Source data:

◆ ◆ ◆ ◆

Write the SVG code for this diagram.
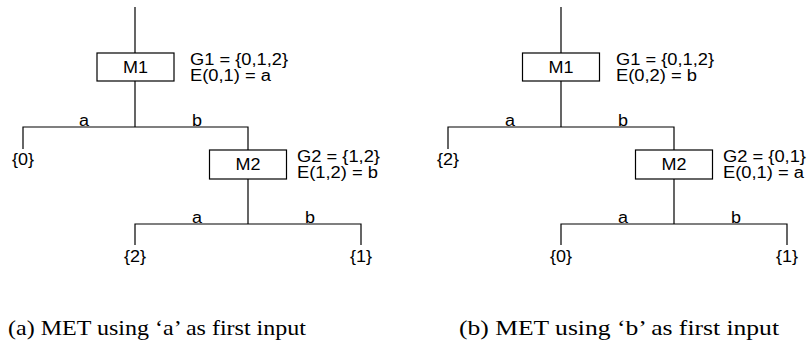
<svg xmlns="http://www.w3.org/2000/svg" width="810" height="355" viewBox="0 0 810 355">
<style>
.ln{stroke:#000;stroke-width:1.2;fill:none}
.bx{stroke:#000;stroke-width:1.2;fill:#fff}
.t{font-family:"Liberation Sans",Arial,sans-serif;font-size:16px;fill:#000}
.c{text-anchor:middle}
.cap{font-family:"Liberation Serif","Times New Roman",serif;font-size:21px;fill:#000}
</style>
<g id="connectors">
<path class="ln" d="M135 7V53M135 81V127M23 149V127H248V150M248 179V224M135 245V224H361V245"/>
<path class="ln" d="M561 7V53M561 81V127M448 149V127H674V150M674 179V224M561 245V224H787V245"/>
</g>
<g id="a-M1"><rect class="bx" x="97" y="53" width="77" height="28"/><text class="t c" x="135.5" y="73" textLength="25" lengthAdjust="spacingAndGlyphs">M1</text>
<text class="t" x="190" y="65" textLength="98" lengthAdjust="spacingAndGlyphs">G1 = {0,1,2}</text><text class="t" x="190" y="81" textLength="81" lengthAdjust="spacingAndGlyphs">E(0,1) = a</text></g>
<g id="a-M2"><rect class="bx" x="209.5" y="150" width="77" height="29"/><text class="t c" x="248" y="170" textLength="25" lengthAdjust="spacingAndGlyphs">M2</text>
<text class="t" x="297" y="162" textLength="83" lengthAdjust="spacingAndGlyphs">G2 = {1,2}</text><text class="t" x="297" y="178" textLength="81" lengthAdjust="spacingAndGlyphs">E(1,2) = b</text></g>
<g id="a-labels">
<text class="t c" x="84" y="126" textLength="10" lengthAdjust="spacingAndGlyphs">a</text><text class="t c" x="197" y="126" textLength="10" lengthAdjust="spacingAndGlyphs">b</text>
<text class="t c" x="197" y="223" textLength="10" lengthAdjust="spacingAndGlyphs">a</text><text class="t c" x="310" y="223" textLength="10" lengthAdjust="spacingAndGlyphs">b</text>
</g>
<g id="a-leaf0"><text class="t c" x="23" y="165" textLength="22" lengthAdjust="spacingAndGlyphs">{0}</text></g>
<g id="a-leaf2"><text class="t c" x="135" y="262" textLength="22" lengthAdjust="spacingAndGlyphs">{2}</text></g>
<g id="a-leaf1"><text class="t c" x="361" y="262" textLength="22" lengthAdjust="spacingAndGlyphs">{1}</text></g>
<g id="b-M1"><rect class="bx" x="522.5" y="53" width="77" height="28"/><text class="t c" x="561" y="73" textLength="25" lengthAdjust="spacingAndGlyphs">M1</text>
<text class="t" x="616" y="65" textLength="98" lengthAdjust="spacingAndGlyphs">G1 = {0,1,2}</text><text class="t" x="616" y="81" textLength="81" lengthAdjust="spacingAndGlyphs">E(0,2) = b</text></g>
<g id="b-M2"><rect class="bx" x="635.5" y="150" width="77" height="29"/><text class="t c" x="674" y="170" textLength="25" lengthAdjust="spacingAndGlyphs">M2</text>
<text class="t" x="723" y="162" textLength="83" lengthAdjust="spacingAndGlyphs">G2 = {0,1}</text><text class="t" x="723" y="178" textLength="81" lengthAdjust="spacingAndGlyphs">E(0,1) = a</text></g>
<g id="b-labels">
<text class="t c" x="510" y="126" textLength="10" lengthAdjust="spacingAndGlyphs">a</text><text class="t c" x="623" y="126" textLength="10" lengthAdjust="spacingAndGlyphs">b</text>
<text class="t c" x="623" y="223" textLength="10" lengthAdjust="spacingAndGlyphs">a</text><text class="t c" x="736" y="223" textLength="10" lengthAdjust="spacingAndGlyphs">b</text>
</g>
<g id="b-leaf2"><text class="t c" x="448" y="165" textLength="22" lengthAdjust="spacingAndGlyphs">{2}</text></g>
<g id="b-leaf0"><text class="t c" x="561" y="262" textLength="22" lengthAdjust="spacingAndGlyphs">{0}</text></g>
<g id="b-leaf1"><text class="t c" x="787" y="262" textLength="22" lengthAdjust="spacingAndGlyphs">{1}</text></g>
<text class="cap" x="8" y="335" textLength="298" lengthAdjust="spacingAndGlyphs">(a) MET using ‘a’ as first input</text>
<text class="cap" x="459" y="335" textLength="320" lengthAdjust="spacingAndGlyphs">(b) MET using ‘b’ as first input</text>
</svg>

◆ ◆ ◆ ◆

Short task:
Return the listing above word for word, with the pictures removed.

Right answer:
Write the SVG code for this diagram.
<svg xmlns="http://www.w3.org/2000/svg" width="810" height="355" viewBox="0 0 810 355">
<style>
.ln{stroke:#000;stroke-width:1.2;fill:none}
.bx{stroke:#000;stroke-width:1.2;fill:#fff}
.t{font-family:"Liberation Sans",Arial,sans-serif;font-size:16px;fill:#000}
.c{text-anchor:middle}
.cap{font-family:"Liberation Serif","Times New Roman",serif;font-size:21px;fill:#000}
</style>
<g id="connectors">
<path class="ln" d="M135 7V53M135 81V127M23 149V127H248V150M248 179V224M135 245V224H361V245"/>
<path class="ln" d="M561 7V53M561 81V127M448 149V127H674V150M674 179V224M561 245V224H787V245"/>
</g>
<g id="a-M1"><rect class="bx" x="97" y="53" width="77" height="28"/><text class="t c" x="135.5" y="73" textLength="25" lengthAdjust="spacingAndGlyphs">M1</text>
<text class="t" x="190" y="65" textLength="98" lengthAdjust="spacingAndGlyphs">G1 = {0,1,2}</text><text class="t" x="190" y="81" textLength="81" lengthAdjust="spacingAndGlyphs">E(0,1) = a</text></g>
<g id="a-M2"><rect class="bx" x="209.5" y="150" width="77" height="29"/><text class="t c" x="248" y="170" textLength="25" lengthAdjust="spacingAndGlyphs">M2</text>
<text class="t" x="297" y="162" textLength="83" lengthAdjust="spacingAndGlyphs">G2 = {1,2}</text><text class="t" x="297" y="178" textLength="81" lengthAdjust="spacingAndGlyphs">E(1,2) = b</text></g>
<g id="a-labels">
<text class="t c" x="84" y="126" textLength="10" lengthAdjust="spacingAndGlyphs">a</text><text class="t c" x="197" y="126" textLength="10" lengthAdjust="spacingAndGlyphs">b</text>
<text class="t c" x="197" y="223" textLength="10" lengthAdjust="spacingAndGlyphs">a</text><text class="t c" x="310" y="223" textLength="10" lengthAdjust="spacingAndGlyphs">b</text>
</g>
<g id="a-leaf0"><text class="t c" x="23" y="165" textLength="22" lengthAdjust="spacingAndGlyphs">{0}</text></g>
<g id="a-leaf2"><text class="t c" x="135" y="262" textLength="22" lengthAdjust="spacingAndGlyphs">{2}</text></g>
<g id="a-leaf1"><text class="t c" x="361" y="262" textLength="22" lengthAdjust="spacingAndGlyphs">{1}</text></g>
<g id="b-M1"><rect class="bx" x="522.5" y="53" width="77" height="28"/><text class="t c" x="561" y="73" textLength="25" lengthAdjust="spacingAndGlyphs">M1</text>
<text class="t" x="616" y="65" textLength="98" lengthAdjust="spacingAndGlyphs">G1 = {0,1,2}</text><text class="t" x="616" y="81" textLength="81" lengthAdjust="spacingAndGlyphs">E(0,2) = b</text></g>
<g id="b-M2"><rect class="bx" x="635.5" y="150" width="77" height="29"/><text class="t c" x="674" y="170" textLength="25" lengthAdjust="spacingAndGlyphs">M2</text>
<text class="t" x="723" y="162" textLength="83" lengthAdjust="spacingAndGlyphs">G2 = {0,1}</text><text class="t" x="723" y="178" textLength="81" lengthAdjust="spacingAndGlyphs">E(0,1) = a</text></g>
<g id="b-labels">
<text class="t c" x="510" y="126" textLength="10" lengthAdjust="spacingAndGlyphs">a</text><text class="t c" x="623" y="126" textLength="10" lengthAdjust="spacingAndGlyphs">b</text>
<text class="t c" x="623" y="223" textLength="10" lengthAdjust="spacingAndGlyphs">a</text><text class="t c" x="736" y="223" textLength="10" lengthAdjust="spacingAndGlyphs">b</text>
</g>
<g id="b-leaf2"><text class="t c" x="448" y="165" textLength="22" lengthAdjust="spacingAndGlyphs">{2}</text></g>
<g id="b-leaf0"><text class="t c" x="561" y="262" textLength="22" lengthAdjust="spacingAndGlyphs">{0}</text></g>
<g id="b-leaf1"><text class="t c" x="787" y="262" textLength="22" lengthAdjust="spacingAndGlyphs">{1}</text></g>
<text class="cap" x="8" y="335" textLength="298" lengthAdjust="spacingAndGlyphs">(a) MET using ‘a’ as first input</text>
<text class="cap" x="459" y="335" textLength="320" lengthAdjust="spacingAndGlyphs">(b) MET using ‘b’ as first input</text>
</svg>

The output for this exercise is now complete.